In the stack-to-cloud space Dell, as so often, is playing a game which at first glance looks suspiciously like following the crest of the wave and sweeping up the leavings, but actually I think it is a lot smarter than that (and I have views on the question of Dell and innovation). Yes, of course I do, that’s why I am working for Dell now. Please check my working:
The Dell Approach (and why I think it’s right)
There are two main parts of the Dell integration, they are called Advanced Infrastructure Manager (AIM) and Virtual Integrated System (VIS, definitely not pronounced Viz). The cricial thing about both of these is that they will work across multiple platforms; HP, Dell, VMware, Microsoft, Red Hat – all fair game. In a world where people increasingly want to get away from purchasing decisions dominated by vendor labels and towards a focus on the service provided, this seems to me to be the right approach.

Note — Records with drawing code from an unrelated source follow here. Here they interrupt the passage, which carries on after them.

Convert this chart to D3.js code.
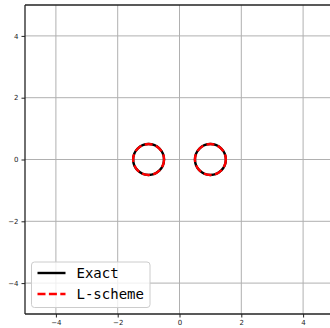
<!DOCTYPE html>
<html>
<head>
<meta charset="utf-8">
<script src="https://cdn.jsdelivr.net/npm/d3@7"></script>
<style>
  html, body { margin: 0; padding: 0; background: #fff; }
  svg { display: block; }
</style>
</head>
<body>
<svg id="chart" width="330" height="328"></svg>
<script>
// Two unit-sized circles: exact solution vs. L-scheme approximation
const xTicks = [-4, -2, 0, 2, 4];
const yTicks = [-4, -2, 0, 2, 4];
const circleCenterX = [-1, 1];
const circleCenterY = [0, 0];
const circleRadius = [0.5, 0.5];
const seriesNames = ["Exact", "L-scheme"];
const seriesColors = ["#000000", "#ff0000"];

const svg = d3.select("#chart");
const W = 330, H = 328;
const x = d3.scaleLinear().domain([-5, 5]).range([25, 334]);
const y = d3.scaleLinear().domain([-5, 5]).range([314, 5]);

const plot = svg.append("g");

// grid
plot.append("g").selectAll("line").data(xTicks).join("line")
  .attr("x1", d => x(d)).attr("x2", d => x(d))
  .attr("y1", y(5)).attr("y2", y(-5))
  .attr("stroke", "#b0b0b0").attr("stroke-width", 1);
plot.append("g").selectAll("line").data(yTicks).join("line")
  .attr("x1", x(-5)).attr("x2", x(5))
  .attr("y1", d => y(d)).attr("y2", d => y(d))
  .attr("stroke", "#b0b0b0").attr("stroke-width", 1);

// circles for each series (exact underneath, dashed scheme on top)
const circles = circleCenterX.map((cx, i) => ({cx, cy: circleCenterY[i], r: circleRadius[i]}));
seriesNames.forEach((name, s) => {
  plot.append("g").selectAll("ellipse").data(circles).join("ellipse")
    .attr("cx", d => x(d.cx))
    .attr("cy", d => y(d.cy))
    .attr("rx", d => x(d.cx + d.r) - x(d.cx))
    .attr("ry", d => y(d.cy) - y(d.cy + d.r))
    .attr("fill", "none")
    .attr("stroke", seriesColors[s])
    .attr("stroke-width", 2.4)
    .attr("stroke-dasharray", s === 1 ? "8,3.4" : null);
});

// axes
const fmt = d => (d < 0 ? "\u2212" + Math.abs(d) : String(d));
const xAxis = d3.axisBottom(x).tickValues(xTicks).tickFormat(fmt).tickSize(3.5).tickPadding(3);
const yAxis = d3.axisLeft(y).tickValues(yTicks).tickFormat(fmt).tickSize(3.5).tickPadding(3);

const gx = svg.append("g").attr("transform", `translate(0,${y(-5)})`).call(xAxis);
const gy = svg.append("g").attr("transform", `translate(${x(-5)},0)`).call(yAxis);
[gx, gy].forEach(g => {
  g.select(".domain").remove();
  g.selectAll(".tick line").attr("stroke", "#222").attr("stroke-width", 1);
  g.selectAll(".tick text").attr("fill", "#222")
    .style("font-family", "DejaVu Sans").style("font-size", "7px");
});

// spines
const spine = svg.append("g").attr("fill", "none").attr("stroke", "#222").attr("stroke-width", 1.3);
spine.append("line").attr("x1", x(-5)).attr("x2", x(-5)).attr("y1", y(5)).attr("y2", y(-5));
spine.append("line").attr("x1", x(-5)).attr("x2", x(5)).attr("y1", y(-5)).attr("y2", y(-5));
spine.append("line").attr("x1", x(-5)).attr("x2", x(5)).attr("y1", y(5)).attr("y2", y(5));
spine.append("line").attr("x1", x(5)).attr("x2", x(5)).attr("y1", y(5)).attr("y2", y(-5));

// legend
const lg = svg.append("g");
lg.append("rect")
  .attr("x", 31.5).attr("y", 262).attr("width", 118.5).attr("height", 45.5)
  .attr("rx", 3).attr("ry", 3)
  .attr("fill", "#fff").attr("fill-opacity", 0.8)
  .attr("stroke", "#cccccc").attr("stroke-width", 1);
seriesNames.forEach((name, i) => {
  const ly = 273 + i * 21;
  lg.append("line")
    .attr("x1", 37.5).attr("x2", 65.5).attr("y1", ly).attr("y2", ly)
    .attr("stroke", seriesColors[i]).attr("stroke-width", 2.4)
    .attr("stroke-dasharray", i === 1 ? "8,3.4" : null);
  lg.append("text")
    .attr("x", 76.5).attr("y", ly).attr("dy", "0.36em")
    .attr("fill", "#000")
    .style("font-family", "DejaVu Sans Mono").style("font-size", "14px")
    .text(name);
});
</script>
</body>
</html>
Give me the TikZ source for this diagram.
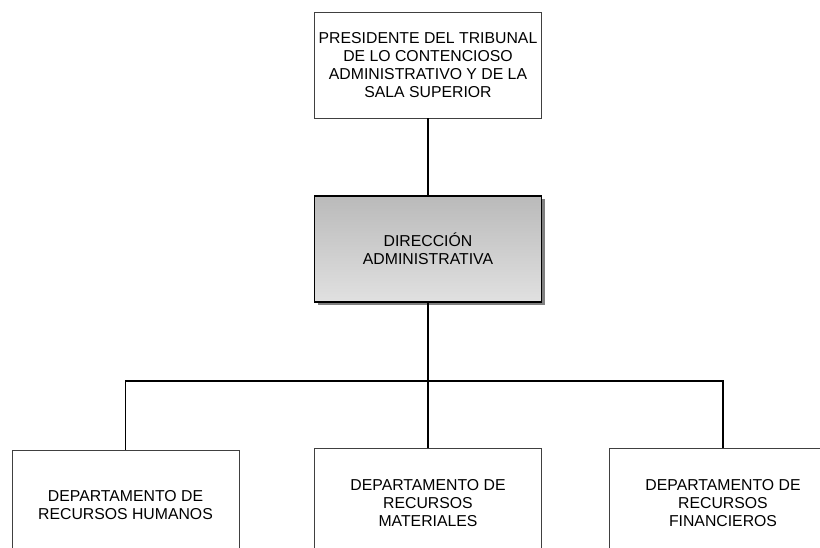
\documentclass[tikz,border=0pt]{standalone}
\usepackage{fontspec}
\setmainfont{Liberation Sans}
\usetikzlibrary{shadows}
\begin{document}
\begin{tikzpicture}[x=1pt,y=1pt,
        box/.style={draw=black!75,line width=0.8pt,minimum width=227pt,
            minimum height=106pt,align=center,inner sep=2pt,
            font=\fontsize{15.8}{18}\selectfont},
        headbox/.style={box,draw=black,line width=1.5pt,
            top color=black!27,bottom color=black!12,
            drop shadow={shadow xshift=3pt,shadow yshift=-3pt,fill=black!50,opacity=1}},
        link/.style={line width=1.2pt}]
    \useasboundingbox (0,0) rectangle (820,548);
    \clip (0,0) rectangle (820,548);

\node[box] (pres) at (428,483) {PRESIDENTE DEL TRIBUNAL\\DE LO CONTENCIOSO\\ADMINISTRATIVO Y DE LA\\SALA SUPERIOR};
\node[headbox] (dir) at (428,299) {DIRECCIÓN\\ADMINISTRATIVA};
\node[box,minimum height=110pt] (hum) at (125.5,43) {DEPARTAMENTO DE\\RECURSOS HUMANOS};
\node[box,minimum height=110pt] (mat) at (428,45) {DEPARTAMENTO DE\\RECURSOS\\MATERIALES};
\node[box,minimum height=110pt] (fin) at (723,45) {DEPARTAMENTO DE\\RECURSOS\\FINANCIEROS};
\coordinate (bus) at (428,167);

\draw[link] (pres.south) -- (dir.north);
\draw[link] (dir.south) -- (bus) -- (mat.north);
\draw[link] (hum.north) -- (hum.north |- bus) -- (fin.north |- bus) -- (fin.north);
\end{tikzpicture}
\end{document}
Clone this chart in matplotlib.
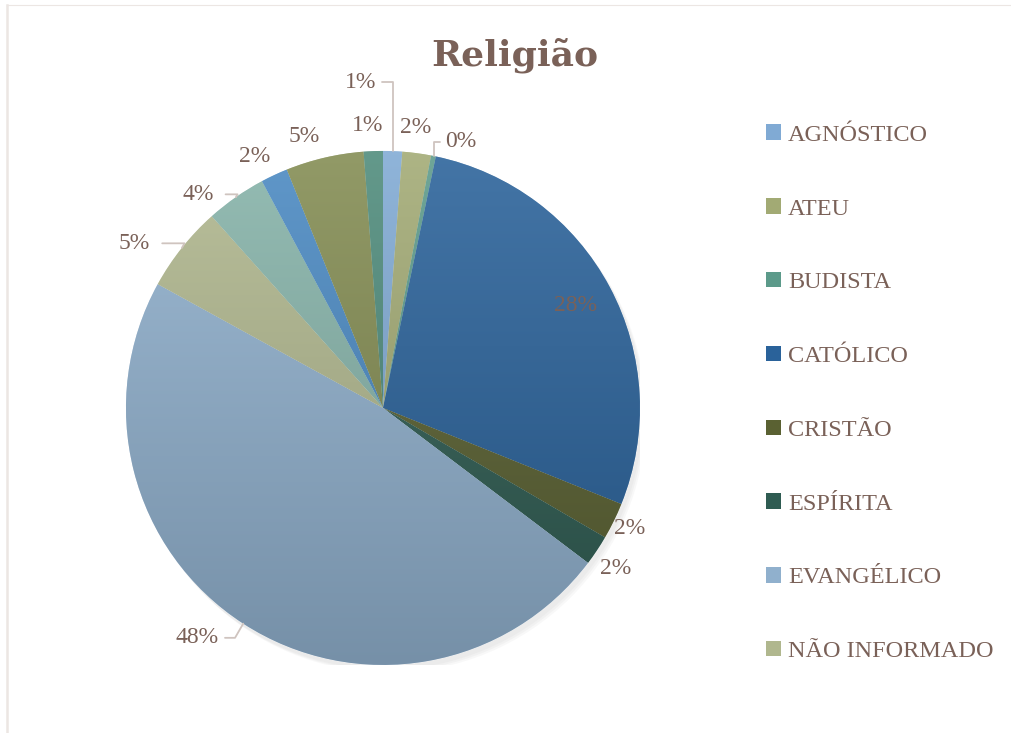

If desktop virtualisation is driven by “BYO3” (of which more anon, hat-tip Barb Goldworm) then surely the next big move in server virtualisation must be “bring your own stack”, a term for which I claim copyright, trademark and quite likely T-shirt rights. Both the Dell products will work with what you have and probably with what you buy next even if it’s not Dell. That’s rather a powerful message.
AIM is the former Scalent product line, with some further development. Scalent was widely recognised as an innovative and intelligently designed product which performs for servers pretty much the function of user state virtualisation (the AppSense way, not the currently-laughable Microsoft version). The function of the server – the OS and software load – is abstracted from the hardware and delivered as a “persona” which can be targeted to another device or to a virtual machine. Today I have been moving SAN-booted Windows and Red Hat instances from bare metal to ESX to Hyper-V with remarkable ease. The UI takes some getting used to but there’s no doubt that the technology is seriously good. Importantly Scalent was an HP-first product. Some of Scalent’s biggest customers are HP shops and not only are there no plans to drop support for HP hardware, the test matrices actively embrace new kit from HP, IBM and others.
VIS is currently a mixture of Dell intellectual property and technologies licensed from other firms. I don’t think it’s any secret that the Creator component is based on Dynamic Ops Cloud Automation Center, which is a product I love, and the Director piece will be – ahem – hauntingly familiar to those who have compared such industry legends as vFoglight and Netuitive SI. Frustratingly, the precise content I would like to put here is covered by NDA and has been for easily six months, I am working on finding out when the embargo lifts, but suffice it to say that VIS is built on products generally considered best-of-breed. In this case “generally considered” means that not only do I think it myself but lots of other people have agreed.
The crucial points about both of these elements are:
- Vendor agnostic (YMMV)
- Built on well-known and widely respected products
- Significant Dell investment in both new development and maintaining cross-vendor compatibility
The last is, for me, the most significant.
Now, I don’t pretend to have the judgment of Solomon but this is a fast-moving field and right now I think Dell is positioned in a very exciting place. And hopefully I’m along for the ride.